Borough Plans New Chiniak Library / Tsunami Shelter After Fire

logo-w-sunburstKayla Desroches/KMXT

In the summer of 2015, Chiniak residents lost their library and tsunami shelter to the Twin Creeks fire. The flames engulfed the building and its contents. Now, Kodiak Island Borough employees are working together with locals to bring the structure back to life and fill it up with books for kids, teens, and adults.

The library and tsunami shelter’s future is dependent on the hopes and dreams of Chiniak residents – but also on the Kodiak Island Borough’s insurance company. Borough construction inspector and engineer, Dave Conrad, says employees will incorporate feedback from both the insurance representatives and residents.

“The policy was a replacement value policy, so consequently we speak with the insurance company and their task is basically to replace what was existing. However, we also have to be the advocates for the folks that live in Chiniak. They’re the ones that are the users of the tsunami center / library, so consequently we’ve had three separate meetings with these folks, to get some concepts.”

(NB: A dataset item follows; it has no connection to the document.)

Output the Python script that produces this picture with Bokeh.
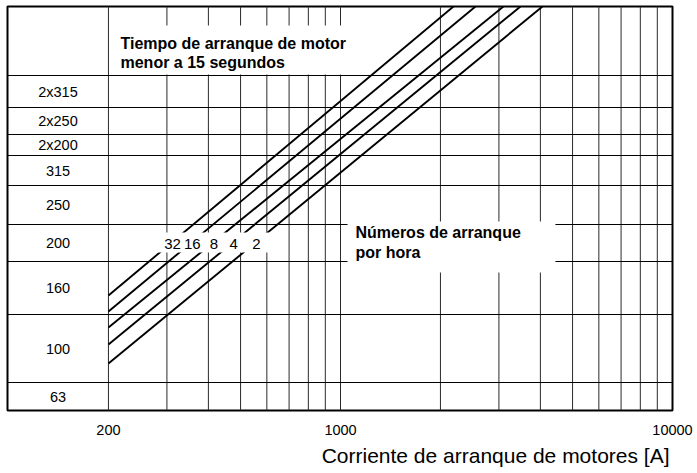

Bob Tucker, borough director of engineering and facilities, says they’ll stick to the pre-fire building plan, but not exactly.

“The structure that was there before was a two-story structure, and the second story loft was pretty much unusable for students and the size of it, and so what we’re trying to do is work with the insurance company to actually design the building in a different way so it’s single-story, but we have the same square footage on one level.”

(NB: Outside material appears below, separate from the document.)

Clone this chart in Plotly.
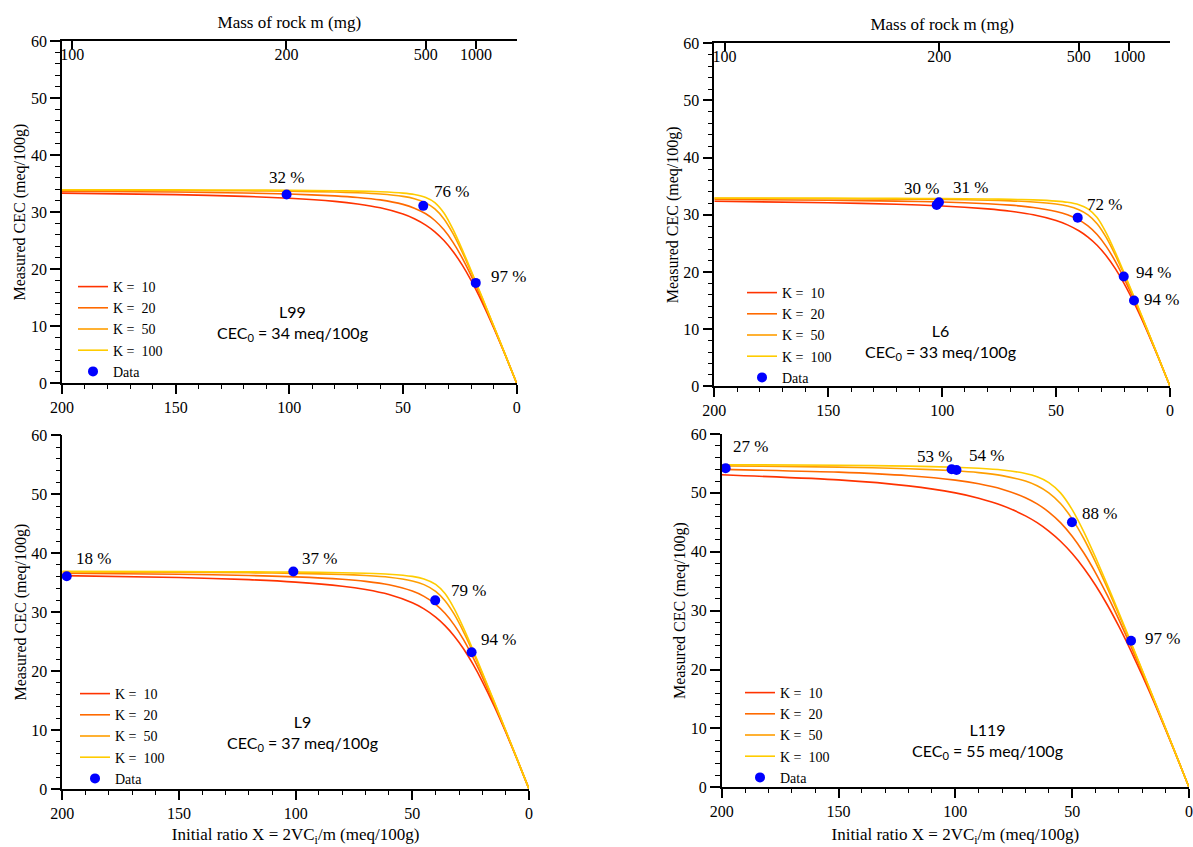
import plotly.graph_objects as go

# ------------------------------------------------------------------ data
K_LABELS = ['K =\u00a0 10', 'K =\u00a0 20', 'K =\u00a0 50', 'K =\u00a0 100']

X_A = [200, 150, 120, 100, 80, 70, 60, 50, 45, 40, 36, 32, 28, 24, 20, 15, 10, 5, 0]
X_B = [200, 150, 120, 100, 90, 80, 70, 65, 60, 55, 50, 45, 40, 35, 30, 25, 20, 15, 10, 5, 0]

# L99, CEC0 = 34
L99_K10 = [33.33, 33.07, 32.77, 32.44, 31.89, 31.44, 30.76, 29.67, 28.85, 27.73, 26.55, 25.02, 23.10, 20.75, 17.98, 14.02, 9.62, 4.92, 0]
L99_K20 = [33.66, 33.52, 33.36, 33.18, 32.85, 32.58, 32.15, 31.36, 30.70, 29.71, 28.54, 26.90, 24.71, 21.99, 18.83, 14.46, 9.80, 4.96, 0]
L99_K50 = [33.86, 33.80, 33.74, 33.66, 33.52, 33.39, 33.18, 32.76, 32.35, 31.62, 30.56, 28.81, 26.23, 23.03, 19.48, 14.77, 9.92, 4.98, 0]
L99_K100 = [33.93, 33.90, 33.87, 33.83, 33.75, 33.69, 33.57, 33.33, 33.08, 32.57, 31.68, 29.85, 26.97, 23.48, 19.73, 14.88, 9.96, 4.99, 0]
L99_DATA_X = [101.2, 41.1, 18.0]
L99_DATA_Y = [33.1, 31.1, 17.6]
L99_PCT = ['32 %', '76 %', '97 %']

# L6, CEC0 = 33
L6_K10 = [32.37, 32.12, 31.85, 31.55, 31.03, 30.62, 30.00, 29.00, 28.24, 27.21, 26.11, 24.68, 22.85, 20.59, 17.88, 13.97, 9.61, 4.91, 0]
L6_K20 = [32.68, 32.55, 32.40, 32.23, 31.94, 31.69, 31.29, 30.59, 30.00, 29.11, 28.05, 26.54, 24.48, 21.86, 18.76, 14.44, 9.79, 4.96, 0]
L6_K50 = [32.87, 32.82, 32.75, 32.68, 32.55, 32.44, 32.25, 31.88, 31.53, 30.90, 30.00, 28.45, 26.05, 22.95, 19.44, 14.76, 9.91, 4.98, 0]
L6_K100 = [32.93, 32.91, 32.88, 32.84, 32.77, 32.71, 32.61, 32.40, 32.19, 31.77, 31.05, 29.51, 26.83, 23.43, 19.71, 14.88, 9.96, 4.99, 0]
L6_DATA_X = [102.4, 101.4, 40.5, 20.3, 15.8]
L6_DATA_Y = [31.7, 32.2, 29.5, 19.2, 15.0]
L6_PCT = ['30 %', '31 %', '72 %', '94 %', '94 %']

# L9, CEC0 = 37
L9_K10 = [36.20, 35.87, 35.51, 35.10, 34.40, 33.83, 32.98, 31.58, 30.55, 29.16, 27.72, 25.93, 23.75, 21.17, 18.23, 14.13, 9.66, 4.92, 0]
L9_K20 = [36.59, 36.42, 36.22, 35.99, 35.58, 35.22, 34.64, 33.57, 32.67, 31.33, 29.81, 27.80, 25.28, 22.31, 19.00, 14.53, 9.82, 4.96, 0]
L9_K50 = [36.83, 36.76, 36.68, 36.58, 36.39, 36.22, 35.93, 35.30, 34.67, 33.53, 31.95, 29.62, 26.63, 23.22, 19.56, 14.80, 9.93, 4.98, 0]
L9_K100 = [36.92, 36.88, 36.84, 36.79, 36.69, 36.60, 36.44, 36.07, 35.64, 34.72, 33.15, 30.55, 27.24, 23.59, 19.77, 14.90, 9.96, 4.99, 0]
L9_DATA_X = [198.1, 101.0, 40.2, 24.6]
L9_DATA_Y = [36.1, 36.9, 32.0, 23.2]
L9_PCT = ['18 %', '37 %', '79 %', '94 %']

# L119, CEC0 = 55
L119_K10 = [53.08, 52.21, 51.19, 50.00, 49.10, 47.87, 46.10, 44.94, 43.51, 41.79, 39.70, 37.21, 34.31, 31.00, 27.31, 23.29, 19.00, 14.48, 9.79, 4.95, 0]
L119_K20 = [54.00, 53.52, 52.91, 52.16, 51.55, 50.63, 49.19, 48.13, 46.75, 44.95, 42.64, 39.79, 36.43, 32.62, 28.47, 24.06, 19.47, 14.73, 9.89, 4.97, 0]
L119_K50 = [54.59, 54.38, 54.11, 53.75, 53.44, 52.93, 52.00, 51.20, 50.00, 48.19, 45.59, 42.21, 38.25, 33.91, 29.33, 24.60, 19.78, 14.89, 9.96, 4.99, 0]
L119_K100 = [54.79, 54.69, 54.55, 54.35, 54.18, 53.89, 53.30, 52.73, 51.75, 50.00, 47.16, 43.38, 39.04, 34.42, 29.65, 24.80, 19.89, 14.94, 9.98, 4.99, 0]
L119_DATA_X = [198.3, 101.6, 99.5, 50.1, 24.8]
L119_DATA_Y = [54.2, 54.0, 53.9, 45.0, 24.9]
L119_PCT = ['27 %', '53 %', '54 %', '88 %', '97 %']

X_TICKS = [200, 150, 100, 50, 0]
Y_TICKS = [0, 10, 20, 30, 40, 50, 60]
MASS_TICK_X = [195.5, 101.3, 40.0, 17.9]
MASS_TICK_TEXT = ['100', '200', '500', '1000']

# ------------------------------------------------------------------ style
SERIF = 'Liberation Serif'
SANS = 'Lato'
COLORS = ['#ff3300', '#ff6a00', '#ff9e00', '#ffcc00']
BLUE = '#0000ff'
W, H = 1193, 847

panels = [
    dict(curves=[L99_K10, L99_K20, L99_K50, L99_K100], xg=X_A,
         dx=L99_DATA_X, dy=L99_DATA_Y, pct=L99_PCT,
         lab=[('center', 0, 17), ('left', 9, 14), ('left', 13, 6)],
         name='L99', cec='34', tx=98.4, ty=10.5,
         dom_x=(62, 516.7), dom_y=(41, 383.3), leg=(73, 271), top=True, bottom_title=False),
    dict(curves=[L6_K10, L6_K20, L6_K50, L6_K100], xg=X_A,
         dx=L6_DATA_X, dy=L6_DATA_Y, pct=L6_PCT,
         lab=[('right', 4, 17), ('left', 12, 15), ('left', 7, 13), ('left', 10, 4), ('left', 8, 1)],
         name='L6', cec='33', tx=100.9, ty=7.7,
         dom_x=(714.3, 1170), dom_y=(43.3, 386.3), leg=(742, 277), top=True, bottom_title=False),
    dict(curves=[L9_K10, L9_K20, L9_K50, L9_K100], xg=X_A,
         dx=L9_DATA_X, dy=L9_DATA_Y, pct=L9_PCT,
         lab=[('left', 7, 18), ('left', 7, 13), ('left', 14, 10), ('left', 7, 13)],
         name='L9', cec='37', tx=96.9, ty=9.5,
         dom_x=(62.3, 529), dom_y=(435.3, 789), leg=(75, 678), top=False, bottom_title=True),
    dict(curves=[L119_K10, L119_K20, L119_K50, L119_K100], xg=X_B,
         dx=L119_DATA_X, dy=L119_DATA_Y, pct=L119_PCT,
         lab=[('left', 5, 22), ('right', 2, 13), ('left', 10, 14), ('left', 8, 9), ('left', 12, 2)],
         name='L119', cec='55', tx=86.3, ty=7.8,
         dom_x=(721.7, 1189), dom_y=(434, 787.3), leg=(740, 677), top=False, bottom_title=True),
]

fig = go.Figure()
annotations = []
layout = dict(
    template='none',
    width=W, height=H, margin=dict(l=0, r=0, t=0, b=0, autoexpand=False),
    paper_bgcolor='white', plot_bgcolor='white', showlegend=True,
    font=dict(family=SERIF, color='black'),
)

top_count = 0
for i, p in enumerate(panels):
    sfx = '' if i == 0 else str(i + 1)
    xa, ya = 'x' + sfx, 'y' + sfx
    legname = 'legend' + sfx
    for j, curve in enumerate(p['curves']):
        fig.add_trace(go.Scatter(
            x=p['xg'], y=curve, mode='lines', name=K_LABELS[j],
            line=dict(color=COLORS[j], width=1.6, shape='spline', smoothing=0.6),
            xaxis=xa, yaxis=ya, legend=legname, hoverinfo='skip'))
    fig.add_trace(go.Scatter(
        x=p['dx'], y=p['dy'], mode='markers', name='Data',
        marker=dict(color=BLUE, size=10),
        error_y=dict(type='constant', value=0.3, color=BLUE, thickness=1, width=3),
        xaxis=xa, yaxis=ya, legend=legname, cliponaxis=False))

    x0, x1 = p['dom_x']
    y0, y1 = p['dom_y']
    xdom = [x0 / W, x1 / W]
    ydom = [1 - y1 / H, 1 - y0 / H]
    xax = dict(
        domain=xdom, anchor=ya, range=[200, 0], tickmode='array', tickvals=X_TICKS,
        automargin=False,
        ticks='outside', ticklen=9, tickwidth=1.5, tickcolor='black',
        showline=True, linecolor='black', linewidth=1.5,
        showgrid=False, zeroline=False,
        tickfont=dict(family=SERIF, size=16, color='black'),
        minor=dict(dtick=10, tick0=0, ticks='outside', ticklen=4, tickwidth=1.2, tickcolor='black', showgrid=False),
    )
    if p['bottom_title']:
        xax['title'] = dict(text='Initial ratio X = 2VC<sub>i</sub>/m (meq/100g)',
                            font=dict(family=SERIF, size=17, color='black'), standoff=11)
    yax = dict(
        domain=ydom, anchor=xa, range=[0, 60], tickmode='array', tickvals=Y_TICKS,
        automargin=False,
        ticks='outside', ticklen=10, tickwidth=1.5, tickcolor='black',
        showline=True, linecolor='black', linewidth=1.5,
        showgrid=False, zeroline=False,
        tickfont=dict(family=SERIF, size=16, color='black'),
        minor=dict(dtick=2, tick0=0, ticks='outside', ticklen=5, tickwidth=1.2, tickcolor='black', showgrid=False),
        title=dict(text='Measured CEC (meq/100g)', font=dict(family=SERIF, size=16, color='black'), standoff=1),
    )
    layout['xaxis' + sfx] = xax
    layout['yaxis' + sfx] = yax

    if p['top']:
        top_count += 1
        tsfx = str(4 + top_count)
        layout['xaxis' + tsfx] = dict(
            overlaying=xa, side='top', anchor=ya, range=[200, 0],
            automargin=False,
            tickmode='array', tickvals=MASS_TICK_X, ticktext=MASS_TICK_TEXT,
            ticks='inside', ticklen=8, tickwidth=1.5, tickcolor='black',
            ticklabelposition='inside', ticklabeloverflow='allow',
            showline=True, linecolor='black', linewidth=1.5,
            showgrid=False, zeroline=False,
            tickfont=dict(family=SERIF, size=16, color='black'),
            title=dict(text='Mass of rock m (mg)', font=dict(family=SERIF, size=17, color='black'), standoff=13),
        )
        fig.add_trace(go.Scatter(
            x=p['dx'], y=p['dy'], mode='markers', marker=dict(opacity=0),
            xaxis='x' + tsfx, yaxis=ya, showlegend=False, hoverinfo='skip'))

    lx, ly = p['leg']
    layout[legname] = dict(
        x=lx / W, y=1 - ly / H, xanchor='left', yanchor='top',
        bgcolor='rgba(0,0,0,0)', borderwidth=0,
        font=dict(family=SERIF, size=14, color='black'),
        tracegroupgap=0,
    )

    annotations.append(dict(
        x=p['tx'], y=p['ty'], xref=xa, yref=ya, showarrow=False,
        text=p['name'] + '<br>CEC<sub>0</sub> = ' + p['cec'] + ' meq/100g',
        font=dict(family=SANS, size=16, color='black'), align='center',
        xanchor='center', yanchor='middle'))

    for k, (xv, yv, txt) in enumerate(zip(p['dx'], p['dy'], p['pct'])):
        anc, xs, ys = p['lab'][k]
        annotations.append(dict(
            x=xv, y=yv, xref=xa, yref=ya, showarrow=False, text=txt,
            font=dict(family=SERIF, size=17, color='black'),
            xanchor=anc, yanchor='middle', xshift=xs, yshift=ys))

layout['annotations'] = annotations
fig.update_layout(**layout)
fig.write_html('out.html', config={'displayModeBar': False},
               post_script="document.body.style.margin='0';document.body.style.overflow='hidden';")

He says that will be more useful to residents.

The pre-fire and post-fire buildings will have more in common than not, based on Conrad and Tucker’s descriptions, and the new structure will have the features that make it useful as a tsunami shelter, like a standalone generator.

Tucker says they’re aiming to complete construction in the fall.

Meanwhile, residents are full of ideas. Arwen Botz says she hopes to bring back the weekly playgroup she once held in the building.

“We did some fine motor stuff and socialization and creativity and obviously the early literacy part, trying to engage them early on in the interest in books and what they can get from that as well as engaging their parents in that. I’m working on my master’s in early childhood education, so this was really pertinent stuff, and I run a play group in town as well, so it was nice to be able to do it both avenues and for me to benefit personally as well.”

While construction hasn’t begun yet, residents are already busy collecting books from individuals and libraries from around the state.

Many Chiniak locals have also held onto the books they borrowed before the fire. If all goes according to plan, they’ll soon have a place to return them.